'''

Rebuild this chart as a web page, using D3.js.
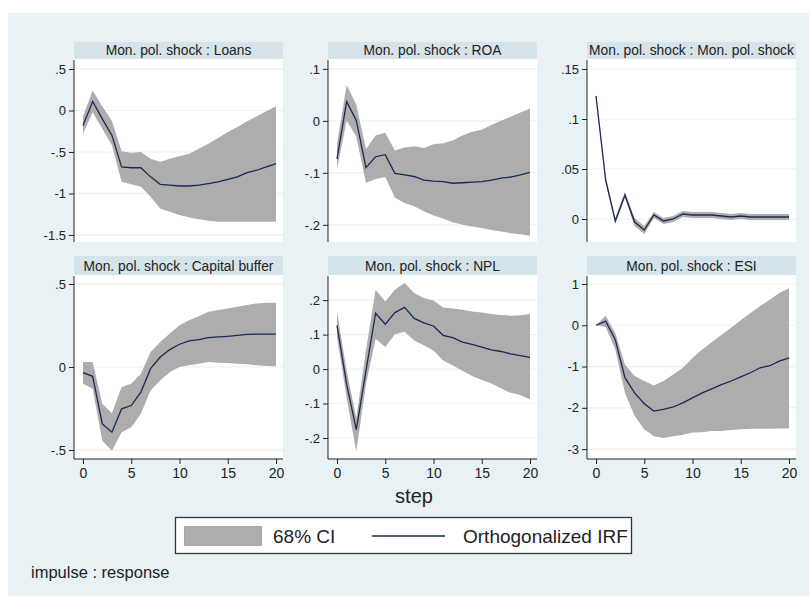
<!DOCTYPE html>
<html>
<head>
<meta charset="utf-8">
<script src="https://cdn.jsdelivr.net/npm/d3@7"></script>
<style>
  html, body { margin: 0; padding: 0; background: #fff; }
  svg { display: block; }
</style>
</head>
<body>
<svg id="chart" width="809" height="596"></svg>
<script>
// ── data ──
const steps = d3.range(0, 21);

const loansIrf = [-0.18, 0.11, -0.10, -0.30, -0.68, -0.69, -0.69, -0.80, -0.89, -0.90, -0.91, -0.91, -0.90, -0.88, -0.86, -0.83, -0.80, -0.75, -0.72, -0.68, -0.64];
const loansHi  = [-0.07, 0.24, 0.05, -0.13, -0.49, -0.51, -0.50, -0.58, -0.62, -0.58, -0.55, -0.52, -0.46, -0.40, -0.33, -0.26, -0.20, -0.13, -0.07, -0.01, 0.05];
const loansLo  = [-0.28, -0.02, -0.22, -0.42, -0.86, -0.89, -0.92, -1.04, -1.18, -1.22, -1.26, -1.29, -1.31, -1.33, -1.34, -1.34, -1.34, -1.34, -1.34, -1.34, -1.34];

const roaIrf = [-0.073, 0.037, 0.001, -0.090, -0.069, -0.065, -0.101, -0.104, -0.107, -0.114, -0.116, -0.117, -0.120, -0.119, -0.118, -0.117, -0.114, -0.110, -0.108, -0.104, -0.099];
const roaHi  = [-0.044, 0.069, 0.031, -0.054, -0.028, -0.023, -0.057, -0.051, -0.049, -0.052, -0.045, -0.043, -0.038, -0.028, -0.021, -0.017, -0.008, 0.000, 0.008, 0.016, 0.024];
const roaLo  = [-0.093, 0.000, -0.030, -0.119, -0.112, -0.108, -0.148, -0.158, -0.164, -0.174, -0.182, -0.188, -0.195, -0.200, -0.203, -0.206, -0.210, -0.213, -0.216, -0.218, -0.221];

const mpIrf = [0.123, 0.039, -0.002, 0.024, -0.003, -0.011, 0.004, -0.002, 0.000, 0.005, 0.004, 0.004, 0.004, 0.003, 0.002, 0.003, 0.002, 0.002, 0.002, 0.002, 0.002];
const mpHi  = [0.124, 0.042, 0.001, 0.027, 0.001, -0.007, 0.007, 0.001, 0.003, 0.008, 0.007, 0.007, 0.007, 0.006, 0.005, 0.006, 0.005, 0.005, 0.005, 0.005, 0.005];
const mpLo  = [0.122, 0.036, -0.005, 0.021, -0.007, -0.015, 0.001, -0.005, -0.003, 0.002, 0.001, 0.001, 0.001, 0.000, -0.001, 0.000, -0.001, -0.001, -0.001, -0.001, -0.001];

const capIrf = [-0.034, -0.056, -0.343, -0.393, -0.252, -0.232, -0.151, -0.010, 0.060, 0.105, 0.137, 0.157, 0.165, 0.177, 0.181, 0.185, 0.190, 0.196, 0.198, 0.198, 0.198];
const capHi  = [0.030, 0.030, -0.222, -0.278, -0.121, -0.101, -0.040, 0.090, 0.151, 0.202, 0.252, 0.282, 0.306, 0.333, 0.343, 0.353, 0.363, 0.373, 0.383, 0.387, 0.387];
const capLo  = [-0.101, -0.131, -0.444, -0.504, -0.393, -0.363, -0.282, -0.141, -0.081, -0.030, 0.000, 0.010, 0.020, 0.030, 0.026, 0.024, 0.020, 0.016, 0.010, 0.006, 0.004];

const nplIrf = [0.127, -0.044, -0.176, -0.005, 0.162, 0.130, 0.164, 0.179, 0.147, 0.134, 0.125, 0.098, 0.091, 0.078, 0.072, 0.064, 0.056, 0.051, 0.044, 0.039, 0.034];
const nplHi  = [0.167, -0.005, -0.142, 0.054, 0.230, 0.196, 0.230, 0.250, 0.221, 0.206, 0.199, 0.179, 0.176, 0.172, 0.167, 0.164, 0.160, 0.157, 0.155, 0.156, 0.160];
const nplLo  = [0.093, -0.083, -0.240, -0.044, 0.088, 0.064, 0.101, 0.108, 0.083, 0.069, 0.054, 0.025, 0.010, -0.005, -0.020, -0.032, -0.042, -0.056, -0.069, -0.075, -0.088];

const esiIrf = [0.00, 0.10, -0.35, -1.27, -1.64, -1.90, -2.08, -2.04, -1.98, -1.88, -1.76, -1.64, -1.54, -1.44, -1.35, -1.25, -1.15, -1.03, -0.98, -0.87, -0.79];
const esiHi  = [0.00, 0.23, -0.19, -0.95, -1.23, -1.35, -1.46, -1.35, -1.19, -1.03, -0.79, -0.59, -0.41, -0.23, -0.06, 0.12, 0.30, 0.46, 0.62, 0.78, 0.90];
const esiLo  = [0.00, -0.04, -0.59, -1.64, -2.20, -2.52, -2.69, -2.73, -2.69, -2.65, -2.60, -2.59, -2.56, -2.56, -2.54, -2.52, -2.51, -2.51, -2.51, -2.50, -2.50];

const titles = [
  "Mon. pol. shock : Loans", "Mon. pol. shock : ROA", "Mon. pol. shock : Mon. pol. shock",
  "Mon. pol. shock : Capital buffer", "Mon. pol. shock : NPL", "Mon. pol. shock : ESI"
];
const yTicks = [
  [0.5, 0, -0.5, -1, -1.5],
  [0.1, 0, -0.1, -0.2],
  [0.15, 0.1, 0.05, 0],
  [0.5, 0, -0.5],
  [0.2, 0.1, 0, -0.1, -0.2],
  [1, 0, -1, -2, -3]
];
const xTicks = [0, 5, 10, 15, 20];
const series = [
  [loansIrf, loansLo, loansHi],
  [roaIrf, roaLo, roaHi],
  [mpIrf, mpLo, mpHi],
  [capIrf, capLo, capHi],
  [nplIrf, nplLo, nplHi],
  [esiIrf, esiLo, esiHi]
];
const legendLabels = ["68% CI", "Orthogonalized IRF"];

// ── layout ──
const BG = "#e8f1f3", STRIP = "#d5e3ea", BAND = "#adadad", LINE = "#1b2a52", GRID = "#eaf2f4";
const colX = [74, 328, 587];                  // y-axis positions
const rows = [{ stripTop: 42, top: 59, bottom: 242 }, { stripTop: 256, top: 275, bottom: 459 }];
const yDomains = [[-1.585, 0.621], [-0.233, 0.119], [-0.023, 0.16], [-0.554, 0.554], [-0.261, 0.273], [-3.24, 1.218]];
const font = "'Liberation Sans', Arial, sans-serif";

const svg = d3.select("#chart");
svg.append("rect").attr("x", 8).attr("y", 13).attr("width", 801).attr("height", 583).attr("fill", BG);

const fmt = v => {
  if (v === 0) return "0";
  let s = String(+v.toFixed(3));
  return s.replace(/^(-?)0\./, "$1.");
};

series.forEach((s, i) => {
  const col = i % 3, row = rows[Math.floor(i / 3)];
  const ax = colX[col];
  const left = ax, right = ax + 209;
  const x = d3.scaleLinear().domain([0, 20]).range([ax + 9, ax + 202]);
  const y = d3.scaleLinear().domain(yDomains[i]).range([row.bottom, row.top]);
  const g = svg.append("g");

  // strip
  g.append("rect").attr("x", left).attr("y", row.stripTop)
    .attr("width", right - left).attr("height", row.top - row.stripTop).attr("fill", STRIP);
  g.append("text").attr("x", (left + right) / 2).attr("y", row.top - 4)
    .attr("text-anchor", "middle").attr("font-family", font).attr("font-size", 13.8)
    .attr("fill", "#222").text(titles[i]);

  // plot region
  g.append("rect").attr("x", left).attr("y", row.top)
    .attr("width", right - left).attr("height", row.bottom - row.top).attr("fill", "#fff");
  g.append("g").selectAll("line").data(yTicks[i]).join("line")
    .attr("x1", left).attr("x2", right)
    .attr("y1", d => y(d)).attr("y2", d => y(d))
    .attr("stroke", GRID).attr("stroke-width", 1.2);

  const [irf, lo, hi] = s;
  const area = d3.area().x((d, k) => x(steps[k])).y0((d, k) => y(lo[k])).y1((d, k) => y(hi[k]));
  g.append("path").datum(steps).attr("d", area).attr("fill", BAND);
  const line = d3.line().x((d, k) => x(steps[k])).y(d => y(d));
  g.append("path").datum(irf).attr("d", line).attr("fill", "none")
    .attr("stroke", LINE).attr("stroke-width", 1.3);

  // y axis
  const yAxis = d3.axisLeft(y).tickValues(yTicks[i]).tickFormat(fmt).tickSize(5).tickPadding(3);
  const ya = g.append("g").attr("transform", `translate(${ax},0)`).call(yAxis);
  ya.select(".domain").attr("d", `M0,${row.top + 1}V${row.bottom}`).attr("stroke", "#222");
  ya.selectAll(".tick line").attr("stroke", "#222");
  ya.selectAll("text").attr("font-family", font).attr("font-size", 13).attr("fill", "#222");

  // x axis on bottom row
  if (i >= 3) {
    const xAxis = d3.axisBottom(x).tickValues(xTicks).tickSize(5).tickPadding(4);
    const xa = g.append("g").attr("transform", `translate(0,${row.bottom})`).call(xAxis);
    xa.select(".domain").attr("d", `M${left},0H${right}`).attr("stroke", "#222");
    xa.selectAll(".tick line").attr("stroke", "#222");
    xa.selectAll("text").attr("font-family", font).attr("font-size", 14).attr("fill", "#222");
  }
});

// axis title
svg.append("text").attr("x", 414).attr("y", 503).attr("text-anchor", "middle")
  .attr("font-family", font).attr("font-size", 20).attr("fill", "#222").text("step");

// legend
const lg = svg.append("g");
lg.append("rect").attr("x", 175.5).attr("y", 517.5).attr("width", 456).attr("height", 36)
  .attr("fill", "#fff").attr("stroke", "#333").attr("stroke-width", 1.3);
lg.append("rect").attr("x", 184.5).attr("y", 526.5).attr("width", 77).attr("height", 19)
  .attr("fill", BAND).attr("stroke", "#999").attr("stroke-width", 0.8);
lg.append("text").attr("x", 273).attr("y", 543).attr("font-family", font).attr("font-size", 19)
  .attr("fill", "#222").text(legendLabels[0]);
lg.append("line").attr("x1", 372).attr("x2", 445).attr("y1", 536).attr("y2", 536)
  .attr("stroke", LINE).attr("stroke-width", 1.3);
lg.append("text").attr("x", 463).attr("y", 543).attr("font-family", font).attr("font-size", 19)
  .attr("fill", "#222").text(legendLabels[1]);

// note
svg.append("text").attr("x", 31).attr("y", 578).attr("font-family", font).attr("font-size", 16.5)
  .attr("fill", "#222").text("impulse : response");
</script>
</body>
</html>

'''

> [AIM OF THE TASK]
Restate exactly, please, only the lines between the start of the data and the line containing "-0.001, -0.001, -0.001];", both ends included, skipping the pictures.

> [WRITTEN RESPONSE]
Rebuild this chart as a web page, using D3.js.
<!DOCTYPE html>
<html>
<head>
<meta charset="utf-8">
<script src="https://cdn.jsdelivr.net/npm/d3@7"></script>
<style>
  html, body { margin: 0; padding: 0; background: #fff; }
  svg { display: block; }
</style>
</head>
<body>
<svg id="chart" width="809" height="596"></svg>
<script>
// ── data ──
const steps = d3.range(0, 21);

const loansIrf = [-0.18, 0.11, -0.10, -0.30, -0.68, -0.69, -0.69, -0.80, -0.89, -0.90, -0.91, -0.91, -0.90, -0.88, -0.86, -0.83, -0.80, -0.75, -0.72, -0.68, -0.64];
const loansHi  = [-0.07, 0.24, 0.05, -0.13, -0.49, -0.51, -0.50, -0.58, -0.62, -0.58, -0.55, -0.52, -0.46, -0.40, -0.33, -0.26, -0.20, -0.13, -0.07, -0.01, 0.05];
const loansLo  = [-0.28, -0.02, -0.22, -0.42, -0.86, -0.89, -0.92, -1.04, -1.18, -1.22, -1.26, -1.29, -1.31, -1.33, -1.34, -1.34, -1.34, -1.34, -1.34, -1.34, -1.34];

const roaIrf = [-0.073, 0.037, 0.001, -0.090, -0.069, -0.065, -0.101, -0.104, -0.107, -0.114, -0.116, -0.117, -0.120, -0.119, -0.118, -0.117, -0.114, -0.110, -0.108, -0.104, -0.099];
const roaHi  = [-0.044, 0.069, 0.031, -0.054, -0.028, -0.023, -0.057, -0.051, -0.049, -0.052, -0.045, -0.043, -0.038, -0.028, -0.021, -0.017, -0.008, 0.000, 0.008, 0.016, 0.024];
const roaLo  = [-0.093, 0.000, -0.030, -0.119, -0.112, -0.108, -0.148, -0.158, -0.164, -0.174, -0.182, -0.188, -0.195, -0.200, -0.203, -0.206, -0.210, -0.213, -0.216, -0.218, -0.221];

const mpIrf = [0.123, 0.039, -0.002, 0.024, -0.003, -0.011, 0.004, -0.002, 0.000, 0.005, 0.004, 0.004, 0.004, 0.003, 0.002, 0.003, 0.002, 0.002, 0.002, 0.002, 0.002];
const mpHi  = [0.124, 0.042, 0.001, 0.027, 0.001, -0.007, 0.007, 0.001, 0.003, 0.008, 0.007, 0.007, 0.007, 0.006, 0.005, 0.006, 0.005, 0.005, 0.005, 0.005, 0.005];
const mpLo  = [0.122, 0.036, -0.005, 0.021, -0.007, -0.015, 0.001, -0.005, -0.003, 0.002, 0.001, 0.001, 0.001, 0.000, -0.001, 0.000, -0.001, -0.001, -0.001, -0.001, -0.001];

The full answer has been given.